Now You Can Calculate Your Level of Enterprise Reporting
If your enterprise reporting effort surpasses competitors, a new calculation—Enterprise Reporting Prominence (ERP)—can support your claim. ERP indicates the percentage of total e-news content in a current ten-article review that incorporates visibly measurable enterprise reporting.
ERP applications were a featured topic in January’s tweets. According to the latest scoring data from my 8th annual 50-site e-news study, most B2B efforts exude enterprise vulnerability. Of the 32 sites reviewed so far, only four have managed to reach my ERP target of 60%. In fact, 26 sites are stalled below 40%. The best showing of 70% was achieved by Industry Dive‘s retail edition. With only 18 sites remaining to be scored, it seems doubtful that anyone will echo Industry Dive‘s accomplishment. This month’s Tweet report also includes several other editorial management tips.

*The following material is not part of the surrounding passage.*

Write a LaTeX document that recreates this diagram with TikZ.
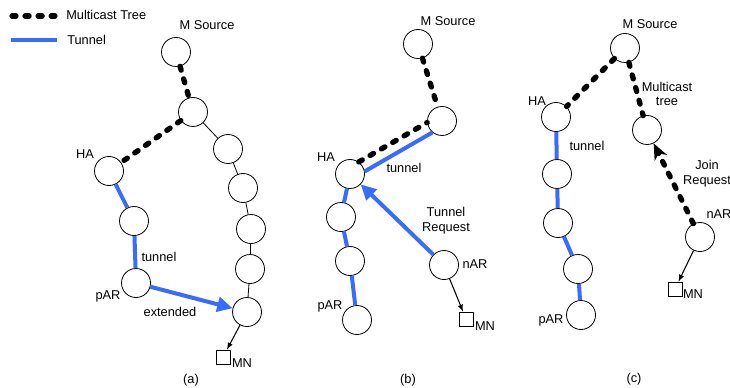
\documentclass[tikz,border=0pt]{standalone}
\usepackage{fontspec}
\setmainfont{Liberation Sans}
\usetikzlibrary{arrows.meta}
\definecolor{tunnelblue}{RGB}{56,108,255}

\begin{document}
\begin{tikzpicture}[x=0.75pt,y=-0.75pt,font=\fontsize{9.6}{11}\selectfont]
 \tikzset{router node/.style={circle, draw, line width=0.6pt,
 		minimum size=21.75pt, inner sep=0pt}, }
 \tikzset{host node/.style={rectangle, draw, line width=0.6pt,
 		minimum size=10.5pt, inner sep=0pt}, }
 \tikzset{text node/.style={inner sep=0pt, align=center}, }
 \tikzset{mcast line/.style={line width=4pt,
 		dash pattern=on 3pt off 6.8pt, line cap=round}, }
 \tikzset{tunnel line/.style={line width=3pt, draw=tunnelblue}, }
 \tikzset{link line/.style={line width=0.6pt}, }
 \tikzset{linea/.style={-latex, line width=0.8pt},}
 \tikzset{tunnel tip/.style={-{Triangle[length=11.5pt,width=11pt]}},}
 \tikzset{join tip/.style={-{Stealth[length=12pt,width=10pt,inset=3.5pt]}},}
 \useasboundingbox (0,0) rectangle (730,388);
 % legend
 \coordinate (m1) at (12,16);
 \coordinate (m2) at (55,16);
 \coordinate (t1) at (11,40);
 \coordinate (t2) at (57,40);
 \draw[mcast line] (m1) -- (m2);
 \draw[tunnel line] (t1) -- (t2);
 \node[text node, anchor=west] (mt) at (66,15) {Multicast Tree};
 \node[text node, anchor=west] (tt) at (67,40) {Tunnel};
 % (a)
 \node[router node] (a1) at (176,52) {};
 \node[router node] (a2) at (193,112) {};
 \node[router node] (a3) at (109,171) {};
 \node[router node] (a4) at (134,221) {};
 \node[router node] (a5) at (136,283) {};
 \node[router node] (a6) at (228,149) {};
 \node[router node] (a7) at (243,188) {};
 \node[router node] (a8) at (251,229) {};
 \node[router node] (a9) at (250,269) {};
 \node[router node] (a10) at (247,312) {};
 \node[host node] (amn) at (223,357) {};
 \node[text node] (a1l) at (207,25) {M Source};
 \node[text node] (a3l) at (85,154) {HA};
 \node[text node] (a5l) at (108,296) {pAR};
 \node[text node] (atl) at (159,257) {tunnel};
 \node[text node] (ael) at (170,312) {extended};
 \node[text node] (amnl) at (242,363) {MN};
 \node[text node] (acap) at (191,380) {(a)};
 \foreach \x/\y in {a1/a2,a2/a3}
 \draw[mcast line] (\x) -- (\y);
 \foreach \x/\y in {a3/a4,a4/a5}
 \draw[tunnel line] (\x) -- (\y);
 \foreach \x/\y in {a2/a6,a6/a7,a7/a8,a8/a9,a9/a10}
 \draw[link line] (\x) -- (\y);
 \draw[tunnel line, tunnel tip] (a5) -- (a10);
 \draw[linea] (a10) -- (amn);
 % (b)
 \node[router node] (b1) at (418,44) {};
 \node[router node] (b2) at (442,121) {};
 \node[router node] (b3) at (350,174) {};
 \node[router node] (b4) at (341,217) {};
 \node[router node] (b5) at (350,261) {};
 \node[router node] (b6) at (357,320) {};
 \node[router node] (b7) at (444,265) {};
 \node[host node] (bmn) at (466,319) {};
 \node[text node] (b1l) at (448,21) {M Source};
 \node[text node] (b3l) at (326,157) {HA};
 \node[text node] (b6l) at (330,306) {pAR};
 \node[text node] (b7l) at (475,264) {nAR};
 \node[text node] (btl) at (404,168) {tunnel};
 \node[text node] (brl) at (446,221) {Tunnel\\Request};
 \node[text node] (bmnl) at (485,326) {MN};
 \node[text node] (bcap) at (408,380) {(b)};
 \draw[mcast line] (b1) -- (b2);
 \draw[mcast line] (b3.54) -- (b2.186);
 \draw[tunnel line] (b3.10) -- (b2.230);
 \foreach \x/\y in {b3/b4,b4/b5,b5/b6}
 \draw[tunnel line] (\x) -- (\y);
 \draw[tunnel line, tunnel tip] (b7) -- (b3);
 \draw[linea] (b7) -- (bmn);
 % (c)
 \node[router node] (c1) at (625,48) {};
 \node[router node] (c2) at (556,117) {};
 \node[router node] (c3) at (557,174) {};
 \node[router node] (c4) at (558,223) {};
 \node[router node] (c5) at (578,269) {};
 \node[router node] (c6) at (581,315) {};
 \node[router node] (c7) at (647,130) {};
 \node[router node] (c8) at (700,237) {};
 \node[host node] (cmn) at (675,289) {};
 \node[text node] (c1l) at (650,24) {M Source};
 \node[text node] (c2l) at (537,101) {HA};
 \node[text node] (c6l) at (551,320) {pAR};
 \node[text node] (c7l) at (667,94) {Multicast\\tree};
 \node[text node] (c8l) at (719,214) {nAR};
 \node[text node] (ctl) at (587,146) {tunnel};
 \node[text node] (cjl) at (707,174) {Join\\Request};
 \node[text node] (cmnl) at (693,294) {MN};
 \node[text node] (ccap) at (634,379) {(c)};
 \foreach \x/\y in {c1/c2,c1/c7}
 \draw[mcast line] (\x) -- (\y);
 \foreach \x/\y in {c2/c3,c3/c4,c4/c5,c5/c6}
 \draw[tunnel line] (\x) -- (\y);
 \draw[mcast line, join tip] (c8) -- (c7);
 \draw[linea] (c8) -- (cmn);
 % 
\end{tikzpicture}
\end{document}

Get ready to make improved ERP (Enterprise Reporting Presence) a top concern. The concept will be discussed in detail later this week when I post half-time analysis results of my 8th annual B2B e-news delivery study. Stay tuned!!!
— Howard Rauch (@fogindex8) January 13, 2020
Key B2B realities preventing editorial enterprise expansion are limited funding and time management. We can’t do much about the former; the latter is another story. I will be offering a service shortly that addresses the time issue.
— Howard Rauch (@fogindex8) January 13, 2020
Enterprise Reporting Presence (ERP) is a new calculation that will appear in all future competitive analysis reports. At least 60% of posted e-news should reflect extra story-gathering effort. Many B2B sites can’t pass that test.
— Howard Rauch (@fogindex8) January 10, 2020
Written tests we include as part of our editorial hiring process should double as providing information about employer and jobs available. There are ways to work those details into true/false and multiple choice questions.
— Howard Rauch (@fogindex8) January 10, 2020
The editorial competitive analysis future may compare number of posted direct quotes obtained via original interviews vs. number excerpted from PR announcements. Right now, there is too much of the latter in many cases.
— Howard Rauch (@fogindex8) January 7, 2020
Of 250 articles reviewed so far during annual B2B e-news delivery study, 89 could not earn a full score. Key issue is absence of necessary deck. And many times when deck does appear, it just duplicates headline message.
— Howard Rauch (@fogindex8) January 3, 2020
B2B publishers mapping 2020 editorial strategy must consider that enterprise reporting superiority is up for grabs. Existing widespread shortfall is clearly confirmed via early scoring results from my 8th annual e-news study.
— Howard Rauch (@fogindex8) December 31, 2019
Many editor-in-chief personal columns need to go the extra mile if the goal is building a loyal readership. Where many editors fall short sometimes is writing columns that suggest they are observers rather than industry insiders.
— Howard Rauch (@fogindex8) January 28, 2020
According to latest results of my 8th annual study, most B2B e-news posts lack sufficient enterprise-packed content. Of 32 sites scored so far, only 4 reached the 60% goal; 26 are drifting below 40%. Lowest score to date: 10.1%.
— Howard Rauch (@fogindex8) January 28, 2020
Undoubtedly wise choice to have Industry Dive exec deliver keynote address at upcoming ASBPE annual conference. An ID e-news site is top scorer so far in my annual 50-site study’s enterprise reporting achievement category.